May 7, 2025 at 10:29 PM
We released Episode 3 of @terrorbytesdoc.bsky.social to backers today, which means people outside the team can finally see this beautiful we made about the rise, fall, and rise again of FMV games, featuring @graemedevine.com, Roberta Williams, Jane Jensen, Sam Barlow, Will Byles, and Rob Fulop.
May 2, 2025 at 4:38 AM
And Episode 5 is a study in taboo versus art while also being a revisit of some ideas raised through the other five episodes, like how the darkness of horror needs lightness to be effective, or how horror games provide safe spaces—literally, if you think of save rooms—for us to deal with our fears.
April 13, 2025 at 11:40 PM
Episode 4 is focused on the emergence of the modern indie horror scene, and as such is a profile of unbridled, uninhibited creativity and the developers using metaphor, art, sound, and interactivity in unique, beautiful ways to either scare the pants off you or chill you to your core.
April 13, 2025 at 11:40 PM
Episode 3, Narrative Nightmares, looks at the rise and fall (and rise again) of FMV games and interactive movies, told through a horror lens. It's a story about passion, dreams, creative and technological innovation, and a belief in an idea contrasted against reality and perception.

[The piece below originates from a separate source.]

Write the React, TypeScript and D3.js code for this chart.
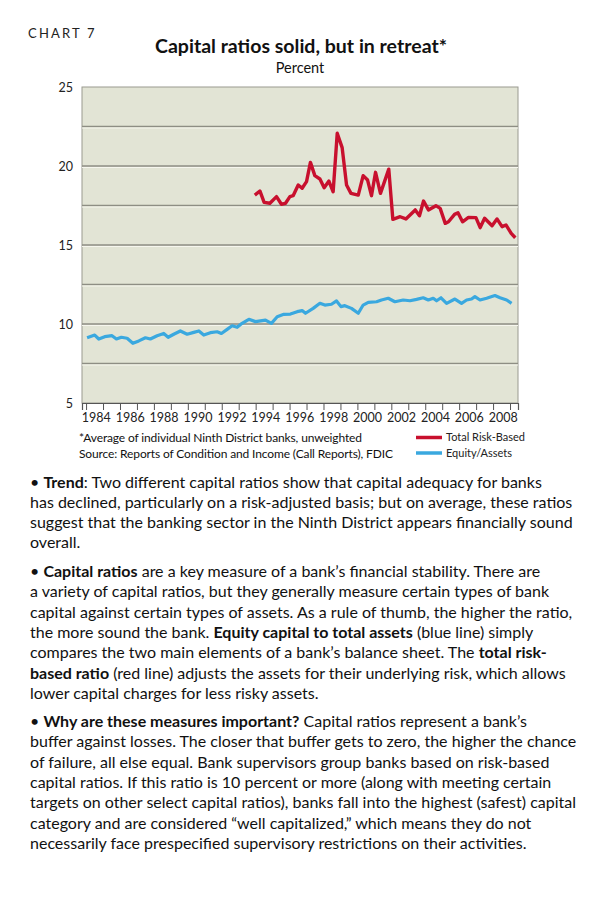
import {useEffect, useRef} from "react";
import * as d3 from "d3";

const SvgWidth = 600;
const SvgHeight = 906;

// equity / assets (decimal year, percent)
const equityYears = [1984.06, 1984.51, 1984.75, 1985.10, 1985.53, 1985.79, 1986.08, 1986.42, 1986.76, 1987.11,
    1987.50, 1987.79, 1988.19, 1988.58, 1988.84, 1989.17, 1989.56, 1989.96, 1990.35, 1990.65,
    1990.94, 1991.33, 1991.73, 1991.98, 1992.32, 1992.61, 1992.91, 1993.20, 1993.60, 1993.99,
    1994.58, 1994.93, 1995.27, 1995.66, 1996.05, 1996.45, 1996.74, 1996.94, 1997.39, 1997.79,
    1998.08, 1998.47, 1998.77, 1999.03, 1999.26, 1999.65, 2000.05, 2000.34, 2000.64, 2001.13,
    2001.42, 2001.82, 2002.21, 2002.70, 2003.10, 2003.49, 2003.88, 2004.18, 2004.47, 2004.67,
    2004.93, 2005.26, 2005.75, 2006.14, 2006.44, 2006.73, 2006.93, 2007.23, 2007.62, 2008.11,
    2008.41, 2008.80, 2009.09];
const equityValues = [9.13, 9.30, 9.05, 9.20, 9.26, 9.05, 9.16, 9.10, 8.78, 8.93,
    9.13, 9.05, 9.26, 9.40, 9.16, 9.35, 9.56, 9.35, 9.47, 9.56,
    9.30, 9.45, 9.51, 9.40, 9.66, 9.89, 9.79, 10.04, 10.30, 10.15,
    10.25, 10.04, 10.46, 10.61, 10.63, 10.78, 10.85, 10.68, 10.99, 11.31,
    11.20, 11.25, 11.46, 11.10, 11.16, 10.99, 10.68, 11.20, 11.37, 11.41,
    11.52, 11.63, 11.41, 11.52, 11.47, 11.56, 11.66, 11.52, 11.63, 11.47,
    11.66, 11.31, 11.58, 11.31, 11.52, 11.58, 11.73, 11.52, 11.63, 11.80,
    11.66, 11.52, 11.31];

// total risk-based
const riskYears = [1993.95, 1994.25, 1994.50, 1994.84, 1995.23, 1995.52, 1995.76, 1996.02, 1996.21, 1996.51,
    1996.74, 1997.00, 1997.23, 1997.49, 1997.79, 1998.04, 1998.32, 1998.57, 1998.81, 1999.10,
    1999.36, 1999.62, 2000.05, 2000.34, 2000.60, 2000.83, 2001.07, 2001.36, 2001.85, 2002.09,
    2002.52, 2002.86, 2003.41, 2003.66, 2003.90, 2004.19, 2004.63, 2004.88, 2005.18, 2005.37,
    2005.73, 2005.93, 2006.20, 2006.55, 2006.99, 2007.24, 2007.50, 2007.94, 2008.23, 2008.53,
    2008.76, 2009.07, 2009.31];
const riskValues = [18.16, 18.42, 17.70, 17.64, 18.06, 17.58, 17.64, 18.06, 18.12, 18.80,
    18.59, 19.01, 20.23, 19.39, 19.18, 18.63, 19.05, 18.37, 22.07, 21.16,
    18.80, 18.27, 18.16, 19.39, 19.11, 18.12, 19.60, 18.27, 19.80, 16.62,
    16.79, 16.65, 17.22, 16.85, 17.78, 17.22, 17.49, 17.32, 16.37, 16.47,
    16.94, 17.04, 16.47, 16.75, 16.73, 16.10, 16.69, 16.22, 16.65, 16.16,
    16.27, 15.74, 15.46];

const yTicks = [5, 10, 15, 20, 25];
const gridValues = [7.5, 10, 12.5, 15, 17.5, 20, 22.5];
const yearTicks = d3.range(1984, 2010);
const yearLabels = ["1984", "1986", "1988", "1990", "1992", "1994", "1996", "1998", "2000", "2002", "2004", "2006", "2008"];

const riskColor = "#c8102e";
const equityColor = "#3aa8df";
const plotFill = "#e2e4d5";
const gridColor = "#8e8e84";
const font = "Lato, 'Open Sans', sans-serif";

const plotLeft = 82;
const plotRight = 518;
const plotTop = 87;
const plotBottom = 403;

function App(){
    const xAxisRef = useRef(null);

    const xScale = d3.scaleLinear()
        .domain([1983.76, 2009.47])
        .range([plotLeft, plotRight]);

    const yScale = d3.scaleLinear()
        .domain([5, 25])
        .range([plotBottom, plotTop]);

    const line = d3.line<[number, number]>()
        .x(d => xScale(d[0]))
        .y(d => yScale(d[1]));

    const equityPath = line(equityYears.map((y, i) => [y, equityValues[i]]));
    const riskPath = line(riskYears.map((y, i) => [y, riskValues[i]]));

    useEffect(() => {
        let xAxisElm = d3.select(xAxisRef.current);
        if(xAxisElm){
            xAxisElm.call(d3.axisBottom(xScale).tickValues(yearTicks).tickSize(7).tickFormat(() => ""));
            xAxisElm.select(".domain").attr("stroke", "#555").attr("stroke-width", 1.2);
            xAxisElm.selectAll(".tick line").attr("stroke", "#555").attr("stroke-width", 1);
        }
    }, [xScale])

    const lh = 20.3;
    const p1 = 487.5;
    const p2 = 577;
    const p3 = 727;
    const bx = 30;
    const bs = 16;

    const Body = ({y, children}: any) => (
        <text x={bx} y={y} fontFamily={font} fontSize={bs} fill="#111">{children}</text>
    );

    return (
        <div style={{position: "absolute", left: 0, top: 0}}>
            <svg width={SvgWidth} height={SvgHeight} style={{display: "block", background: "#fff"}}>
                <text x={28} y={38} fontFamily={font} fontSize={13} letterSpacing={2.2} fill="#222">CHART 7</text>
                <text x={155} y={53} textLength={292} lengthAdjust="spacingAndGlyphs" fontFamily={font} fontSize={18.5} fontWeight="bold" fill="#111">
                    Capital ratios solid, but in retreat*
                </text>
                <text x={300} y={73} textAnchor="middle" fontFamily={font} fontSize={14.5} fill="#111">Percent</text>

                <rect x={plotLeft} y={plotTop} width={plotRight - plotLeft} height={plotBottom - plotTop}
                      fill={plotFill} stroke="#9a9a90" strokeWidth={1}/>

                {gridValues.map(v => (
                    <g key={v}>
                        <line x1={plotLeft} x2={plotRight} y1={yScale(v)} y2={yScale(v)} stroke={gridColor} strokeWidth={1.5}/>
                        <line x1={plotLeft} x2={plotRight} y1={yScale(v) + 1.5} y2={yScale(v) + 1.5} stroke="#f6f6ee" strokeWidth={1}/>
                    </g>
                ))}

                {yTicks.map(v => (
                    <text key={v} x={73} y={yScale(v) + 4.5} textAnchor="end" fontFamily={font} fontSize={12.5} fill="#222">{v}</text>
                ))}

                <path d={equityPath} fill="none" stroke={equityColor} strokeWidth={3.2} strokeLinejoin="round"/>
                <path d={riskPath} fill="none" stroke={riskColor} strokeWidth={3.4} strokeLinejoin="round"/>

                <g ref={xAxisRef} transform={`translate(0, ${plotBottom})`}></g>

                {yearLabels.map(l => (
                    <text key={l} x={xScale(+l + 0.6)} y={422} textAnchor="middle" fontFamily={font} fontSize={12.5} fill="#222">{l}</text>
                ))}

                <text x={79} y={442} textLength={283} lengthAdjust="spacing" fontFamily={font} fontSize={12} fill="#111">*Average of individual Ninth District banks, unweighted</text>
                <text x={79} y={458} textLength={314} lengthAdjust="spacing" fontFamily={font} fontSize={12} fill="#111">Source: Reports of Condition and Income (Call Reports), FDIC</text>

                <line x1={416} x2={442} y1={437.5} y2={437.5} stroke={riskColor} strokeWidth={3.5}/>
                <text x={446} y={441} fontFamily={font} fontSize={11} fill="#222">Total Risk-Based</text>
                <line x1={416} x2={442} y1={453} y2={453} stroke={equityColor} strokeWidth={3.5}/>
                <text x={446} y={457} fontFamily={font} fontSize={11} fill="#222">Equity/Assets</text>

                <Body y={p1}>• <tspan fontWeight="bold">Trend</tspan>: Two different capital ratios show that capital adequacy for banks</Body>
                <Body y={p1 + lh}>has declined, particularly on a risk-adjusted basis; but on average, these ratios</Body>
                <Body y={p1 + 2 * lh}>suggest that the banking sector in the Ninth District appears financially sound</Body>
                <Body y={p1 + 3 * lh}>overall.</Body>

                <Body y={p2}>• <tspan fontWeight="bold">Capital ratios</tspan> are a key measure of a bank’s financial stability. There are</Body>
                <Body y={p2 + lh}>a variety of capital ratios, but they generally measure certain types of bank</Body>
                <Body y={p2 + 2 * lh}>capital against certain types of assets. As a rule of thumb, the higher the ratio,</Body>
                <Body y={p2 + 3 * lh}>the more sound the bank. <tspan fontWeight="bold">Equity capital to total assets</tspan> (blue line) simply</Body>
                <Body y={p2 + 4 * lh}>compares the two main elements of a bank’s balance sheet. The <tspan fontWeight="bold">total risk-</tspan></Body>
                <Body y={p2 + 5 * lh}><tspan fontWeight="bold">based ratio</tspan> (red line) adjusts the assets for their underlying risk, which allows</Body>
                <Body y={p2 + 6 * lh}>lower capital charges for less risky assets.</Body>

                <Body y={p3}>• <tspan fontWeight="bold">Why are these measures important?</tspan> Capital ratios represent a bank’s</Body>
                <Body y={p3 + lh}>buffer against losses. The closer that buffer gets to zero, the higher the chance</Body>
                <Body y={p3 + 2 * lh}>of failure, all else equal. Bank supervisors group banks based on risk-based</Body>
                <Body y={p3 + 3 * lh}>capital ratios. If this ratio is 10 percent or more (along with meeting certain</Body>
                <Body y={p3 + 4 * lh}>targets on other select capital ratios), banks fall into the highest (safest) capital</Body>
                <Body y={p3 + 5 * lh}>category and are considered “well capitalized,” which means they do not</Body>
                <Body y={p3 + 6 * lh}>necessarily face prespecified supervisory restrictions on their activities.</Body>
            </svg>
        </div>
    )
}

export default App;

April 13, 2025 at 11:40 PM
Episode 2, Lethal Licenses, is pretty straightforward in thematic terms: it's about adaptations and how game devs find the core elements of a work from another form of media—books, movies, TV—and build interactivity around those...or otherwise end up with a bad game. (And why so many fail.)
April 13, 2025 at 11:40 PM
Episode 1 leans hard into the question of what makes something horror, and how horror in games works, to set up that series-wide discussion, but it also looks at how survival horror in particular has evolved and how the best horror games tend to delve into the darkest reaches of our humanity.